>> Start
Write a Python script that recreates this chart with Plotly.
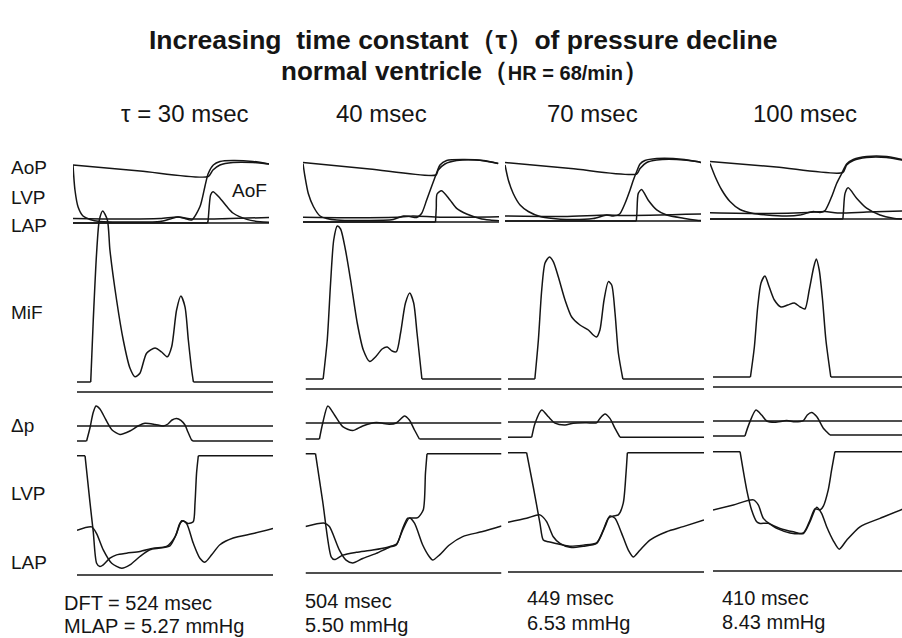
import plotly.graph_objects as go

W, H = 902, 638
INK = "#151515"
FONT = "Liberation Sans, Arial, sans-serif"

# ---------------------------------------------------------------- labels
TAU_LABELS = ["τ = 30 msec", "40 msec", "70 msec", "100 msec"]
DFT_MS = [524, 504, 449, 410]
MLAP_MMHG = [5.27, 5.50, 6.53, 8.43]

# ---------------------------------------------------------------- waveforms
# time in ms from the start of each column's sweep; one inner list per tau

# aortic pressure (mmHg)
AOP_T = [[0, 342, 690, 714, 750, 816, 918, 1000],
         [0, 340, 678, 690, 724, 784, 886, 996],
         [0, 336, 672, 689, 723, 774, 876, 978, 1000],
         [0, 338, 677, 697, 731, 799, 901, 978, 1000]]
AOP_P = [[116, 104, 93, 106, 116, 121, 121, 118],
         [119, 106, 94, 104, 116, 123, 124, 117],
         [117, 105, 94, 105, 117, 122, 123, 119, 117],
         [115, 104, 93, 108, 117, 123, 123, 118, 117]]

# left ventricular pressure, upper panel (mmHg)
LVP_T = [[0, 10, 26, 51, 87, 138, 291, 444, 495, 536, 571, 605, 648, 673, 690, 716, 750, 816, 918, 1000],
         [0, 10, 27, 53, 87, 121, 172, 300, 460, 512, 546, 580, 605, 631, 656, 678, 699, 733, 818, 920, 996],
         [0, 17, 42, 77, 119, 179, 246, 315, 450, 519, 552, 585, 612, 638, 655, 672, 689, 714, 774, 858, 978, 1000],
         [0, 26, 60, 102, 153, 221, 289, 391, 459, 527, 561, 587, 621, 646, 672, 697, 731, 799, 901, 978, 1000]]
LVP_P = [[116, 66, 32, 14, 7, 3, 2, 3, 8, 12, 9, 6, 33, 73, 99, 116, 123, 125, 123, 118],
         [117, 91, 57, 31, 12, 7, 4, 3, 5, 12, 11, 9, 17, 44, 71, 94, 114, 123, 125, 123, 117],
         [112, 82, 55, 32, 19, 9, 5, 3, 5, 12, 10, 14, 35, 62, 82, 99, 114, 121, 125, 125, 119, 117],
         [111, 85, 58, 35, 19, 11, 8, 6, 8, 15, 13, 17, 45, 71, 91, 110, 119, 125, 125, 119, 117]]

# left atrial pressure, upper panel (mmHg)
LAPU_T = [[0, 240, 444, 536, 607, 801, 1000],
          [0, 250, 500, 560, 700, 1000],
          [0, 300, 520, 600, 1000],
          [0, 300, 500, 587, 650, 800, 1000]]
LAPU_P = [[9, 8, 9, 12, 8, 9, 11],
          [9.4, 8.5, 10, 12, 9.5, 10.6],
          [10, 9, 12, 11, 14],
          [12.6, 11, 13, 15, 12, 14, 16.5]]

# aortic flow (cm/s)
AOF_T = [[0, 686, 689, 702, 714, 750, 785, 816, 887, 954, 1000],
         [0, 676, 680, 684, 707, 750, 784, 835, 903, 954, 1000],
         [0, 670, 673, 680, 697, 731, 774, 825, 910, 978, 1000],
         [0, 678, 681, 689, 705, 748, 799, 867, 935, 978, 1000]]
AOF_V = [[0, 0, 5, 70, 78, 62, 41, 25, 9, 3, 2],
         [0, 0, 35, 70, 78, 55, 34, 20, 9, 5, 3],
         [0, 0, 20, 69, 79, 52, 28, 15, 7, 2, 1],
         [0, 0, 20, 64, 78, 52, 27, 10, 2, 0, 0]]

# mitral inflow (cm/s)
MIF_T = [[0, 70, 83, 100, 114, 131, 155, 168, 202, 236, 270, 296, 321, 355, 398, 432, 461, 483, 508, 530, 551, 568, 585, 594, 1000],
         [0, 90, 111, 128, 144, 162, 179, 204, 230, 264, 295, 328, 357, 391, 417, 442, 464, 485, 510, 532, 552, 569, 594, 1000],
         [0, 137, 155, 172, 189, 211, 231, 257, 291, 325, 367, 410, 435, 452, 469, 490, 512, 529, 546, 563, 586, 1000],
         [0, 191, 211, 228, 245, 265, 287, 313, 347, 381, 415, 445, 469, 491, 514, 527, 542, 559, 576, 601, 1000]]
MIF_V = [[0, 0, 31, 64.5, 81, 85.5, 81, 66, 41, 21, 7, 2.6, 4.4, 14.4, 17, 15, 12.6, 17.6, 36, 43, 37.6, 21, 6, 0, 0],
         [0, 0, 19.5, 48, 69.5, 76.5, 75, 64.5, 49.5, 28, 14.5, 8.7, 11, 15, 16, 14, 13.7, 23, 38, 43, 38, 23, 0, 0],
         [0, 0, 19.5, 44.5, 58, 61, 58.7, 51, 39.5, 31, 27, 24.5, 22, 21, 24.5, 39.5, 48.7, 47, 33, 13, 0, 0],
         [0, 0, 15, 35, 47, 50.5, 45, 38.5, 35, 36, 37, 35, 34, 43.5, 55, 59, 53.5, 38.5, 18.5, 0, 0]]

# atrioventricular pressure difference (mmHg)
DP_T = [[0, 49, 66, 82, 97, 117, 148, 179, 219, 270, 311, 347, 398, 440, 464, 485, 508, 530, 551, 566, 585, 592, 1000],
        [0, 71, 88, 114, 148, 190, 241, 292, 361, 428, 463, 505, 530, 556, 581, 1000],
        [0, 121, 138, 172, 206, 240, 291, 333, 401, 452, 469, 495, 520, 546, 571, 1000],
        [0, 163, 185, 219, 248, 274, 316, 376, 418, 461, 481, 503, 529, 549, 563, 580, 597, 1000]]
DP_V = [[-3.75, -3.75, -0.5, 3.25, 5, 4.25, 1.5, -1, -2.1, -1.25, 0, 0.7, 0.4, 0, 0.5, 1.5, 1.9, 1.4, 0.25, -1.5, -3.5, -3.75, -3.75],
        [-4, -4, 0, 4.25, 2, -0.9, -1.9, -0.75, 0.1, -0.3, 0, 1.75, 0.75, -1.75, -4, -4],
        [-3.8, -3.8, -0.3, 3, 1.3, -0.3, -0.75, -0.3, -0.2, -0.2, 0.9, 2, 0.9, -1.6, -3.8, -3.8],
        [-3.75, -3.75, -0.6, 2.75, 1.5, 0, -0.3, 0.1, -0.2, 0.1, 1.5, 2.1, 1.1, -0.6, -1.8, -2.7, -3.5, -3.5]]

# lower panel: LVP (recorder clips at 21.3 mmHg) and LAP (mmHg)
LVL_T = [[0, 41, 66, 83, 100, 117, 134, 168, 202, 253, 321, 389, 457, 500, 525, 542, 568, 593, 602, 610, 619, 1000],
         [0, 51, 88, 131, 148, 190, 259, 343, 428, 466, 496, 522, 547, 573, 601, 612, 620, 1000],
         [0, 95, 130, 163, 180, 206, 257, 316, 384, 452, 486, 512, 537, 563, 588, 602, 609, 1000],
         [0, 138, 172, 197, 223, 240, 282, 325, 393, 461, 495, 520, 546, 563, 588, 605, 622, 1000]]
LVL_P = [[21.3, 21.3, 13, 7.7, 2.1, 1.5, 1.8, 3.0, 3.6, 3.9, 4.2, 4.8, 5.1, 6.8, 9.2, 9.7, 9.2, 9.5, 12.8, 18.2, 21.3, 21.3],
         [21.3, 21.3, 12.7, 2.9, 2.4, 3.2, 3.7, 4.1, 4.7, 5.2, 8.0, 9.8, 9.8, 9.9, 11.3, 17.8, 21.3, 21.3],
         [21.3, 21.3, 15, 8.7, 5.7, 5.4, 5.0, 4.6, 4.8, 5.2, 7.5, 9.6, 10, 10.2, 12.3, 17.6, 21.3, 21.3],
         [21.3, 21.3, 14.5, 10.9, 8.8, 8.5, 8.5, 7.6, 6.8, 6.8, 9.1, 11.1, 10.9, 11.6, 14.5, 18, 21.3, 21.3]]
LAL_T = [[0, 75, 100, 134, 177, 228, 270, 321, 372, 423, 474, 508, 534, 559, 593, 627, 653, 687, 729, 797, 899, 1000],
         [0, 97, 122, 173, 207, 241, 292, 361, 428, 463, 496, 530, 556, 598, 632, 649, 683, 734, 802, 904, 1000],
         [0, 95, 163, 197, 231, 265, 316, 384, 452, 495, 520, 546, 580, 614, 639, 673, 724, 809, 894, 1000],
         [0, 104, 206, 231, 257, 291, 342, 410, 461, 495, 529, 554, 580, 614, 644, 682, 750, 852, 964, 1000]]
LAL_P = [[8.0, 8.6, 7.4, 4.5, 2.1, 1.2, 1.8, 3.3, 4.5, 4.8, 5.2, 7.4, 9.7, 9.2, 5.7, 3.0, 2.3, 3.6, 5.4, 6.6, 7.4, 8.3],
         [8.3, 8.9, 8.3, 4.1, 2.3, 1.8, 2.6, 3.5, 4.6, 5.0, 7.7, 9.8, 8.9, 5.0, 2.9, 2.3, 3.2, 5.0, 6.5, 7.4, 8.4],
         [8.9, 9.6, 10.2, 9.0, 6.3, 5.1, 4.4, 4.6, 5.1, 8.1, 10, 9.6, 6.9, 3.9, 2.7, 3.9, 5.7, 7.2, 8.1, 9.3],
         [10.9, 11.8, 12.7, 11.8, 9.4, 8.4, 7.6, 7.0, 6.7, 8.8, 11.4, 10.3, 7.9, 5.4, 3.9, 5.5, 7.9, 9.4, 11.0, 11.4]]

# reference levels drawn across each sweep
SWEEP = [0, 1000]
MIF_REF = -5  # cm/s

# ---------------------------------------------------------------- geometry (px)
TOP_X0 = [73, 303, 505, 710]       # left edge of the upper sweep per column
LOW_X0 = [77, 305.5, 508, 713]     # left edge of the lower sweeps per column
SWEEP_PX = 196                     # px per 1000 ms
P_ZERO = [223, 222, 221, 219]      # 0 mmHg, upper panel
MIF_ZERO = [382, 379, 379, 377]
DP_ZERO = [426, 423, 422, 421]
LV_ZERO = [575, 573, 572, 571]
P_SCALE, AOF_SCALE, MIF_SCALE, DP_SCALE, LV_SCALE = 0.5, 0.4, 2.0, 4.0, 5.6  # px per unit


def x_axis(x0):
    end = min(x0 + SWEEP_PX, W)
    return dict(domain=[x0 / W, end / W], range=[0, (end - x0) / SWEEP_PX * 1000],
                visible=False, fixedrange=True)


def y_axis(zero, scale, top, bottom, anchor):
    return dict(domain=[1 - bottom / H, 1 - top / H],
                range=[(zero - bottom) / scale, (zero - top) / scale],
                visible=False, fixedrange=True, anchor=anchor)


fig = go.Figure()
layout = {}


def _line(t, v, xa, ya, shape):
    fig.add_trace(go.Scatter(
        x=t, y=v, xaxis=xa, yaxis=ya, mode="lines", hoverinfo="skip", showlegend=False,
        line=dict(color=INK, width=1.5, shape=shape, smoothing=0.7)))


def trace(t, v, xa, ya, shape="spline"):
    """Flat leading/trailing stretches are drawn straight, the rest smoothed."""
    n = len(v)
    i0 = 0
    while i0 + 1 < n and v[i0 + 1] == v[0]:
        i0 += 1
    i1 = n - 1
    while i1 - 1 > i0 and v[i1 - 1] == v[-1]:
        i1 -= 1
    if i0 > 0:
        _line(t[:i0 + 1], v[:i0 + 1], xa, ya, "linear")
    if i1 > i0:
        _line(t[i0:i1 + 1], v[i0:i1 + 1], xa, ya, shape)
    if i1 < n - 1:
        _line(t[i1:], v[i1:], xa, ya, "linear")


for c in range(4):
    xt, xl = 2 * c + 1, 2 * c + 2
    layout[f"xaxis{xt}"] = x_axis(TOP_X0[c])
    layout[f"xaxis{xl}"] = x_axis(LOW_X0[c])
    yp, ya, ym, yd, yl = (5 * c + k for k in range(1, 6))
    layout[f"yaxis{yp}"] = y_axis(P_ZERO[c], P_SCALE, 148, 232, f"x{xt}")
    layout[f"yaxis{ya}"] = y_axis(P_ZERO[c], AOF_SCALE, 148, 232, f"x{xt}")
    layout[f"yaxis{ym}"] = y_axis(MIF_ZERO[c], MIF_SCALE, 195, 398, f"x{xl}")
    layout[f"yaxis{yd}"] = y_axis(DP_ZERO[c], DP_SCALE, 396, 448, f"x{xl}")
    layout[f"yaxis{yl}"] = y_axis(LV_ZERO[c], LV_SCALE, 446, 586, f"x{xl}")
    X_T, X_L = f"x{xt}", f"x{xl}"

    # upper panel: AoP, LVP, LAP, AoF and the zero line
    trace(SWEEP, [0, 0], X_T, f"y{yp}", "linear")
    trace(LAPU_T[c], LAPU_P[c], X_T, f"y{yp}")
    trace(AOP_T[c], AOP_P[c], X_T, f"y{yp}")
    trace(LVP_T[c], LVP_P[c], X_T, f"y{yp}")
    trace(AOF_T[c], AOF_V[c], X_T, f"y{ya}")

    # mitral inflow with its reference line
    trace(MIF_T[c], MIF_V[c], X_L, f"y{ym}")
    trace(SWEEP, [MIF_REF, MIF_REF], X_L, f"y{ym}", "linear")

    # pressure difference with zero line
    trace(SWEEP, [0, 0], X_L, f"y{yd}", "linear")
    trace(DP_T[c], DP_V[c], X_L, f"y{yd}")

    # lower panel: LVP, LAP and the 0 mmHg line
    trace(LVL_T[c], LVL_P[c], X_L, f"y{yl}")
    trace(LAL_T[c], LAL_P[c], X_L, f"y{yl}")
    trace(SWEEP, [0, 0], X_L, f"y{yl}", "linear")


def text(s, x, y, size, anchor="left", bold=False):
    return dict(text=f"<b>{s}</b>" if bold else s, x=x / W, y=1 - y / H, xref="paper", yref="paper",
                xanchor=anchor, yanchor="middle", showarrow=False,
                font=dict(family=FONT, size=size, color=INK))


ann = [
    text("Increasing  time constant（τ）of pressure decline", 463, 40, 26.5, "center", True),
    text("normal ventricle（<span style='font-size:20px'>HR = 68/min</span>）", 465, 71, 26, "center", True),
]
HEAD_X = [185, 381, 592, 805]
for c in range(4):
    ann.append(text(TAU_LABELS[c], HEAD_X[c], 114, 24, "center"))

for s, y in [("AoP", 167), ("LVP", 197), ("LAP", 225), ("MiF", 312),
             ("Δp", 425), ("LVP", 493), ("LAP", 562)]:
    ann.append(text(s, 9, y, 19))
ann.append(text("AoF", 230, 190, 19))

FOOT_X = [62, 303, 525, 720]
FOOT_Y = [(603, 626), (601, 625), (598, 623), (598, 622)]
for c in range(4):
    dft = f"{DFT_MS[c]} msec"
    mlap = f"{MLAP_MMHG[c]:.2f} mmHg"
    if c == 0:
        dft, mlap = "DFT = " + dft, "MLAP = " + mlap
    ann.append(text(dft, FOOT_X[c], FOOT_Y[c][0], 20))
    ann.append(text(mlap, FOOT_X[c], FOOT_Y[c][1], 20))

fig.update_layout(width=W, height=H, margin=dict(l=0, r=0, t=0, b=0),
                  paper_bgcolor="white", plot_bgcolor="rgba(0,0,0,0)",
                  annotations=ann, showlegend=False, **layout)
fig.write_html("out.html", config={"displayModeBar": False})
>> End
__WORK TO BE COMPLETED__
Skip the pictures and restate exactly the lines from the beginning of the listing to the line with "MLAP_MMHG = [5.27, 5.50, 6.53, 8.43]", that line included.

__ANSWER IN FULL__
Write a Python script that recreates this chart with Plotly.
import plotly.graph_objects as go

W, H = 902, 638
INK = "#151515"
FONT = "Liberation Sans, Arial, sans-serif"

# ---------------------------------------------------------------- labels
TAU_LABELS = ["τ = 30 msec", "40 msec", "70 msec", "100 msec"]
DFT_MS = [524, 504, 449, 410]
MLAP_MMHG = [5.27, 5.50, 6.53, 8.43]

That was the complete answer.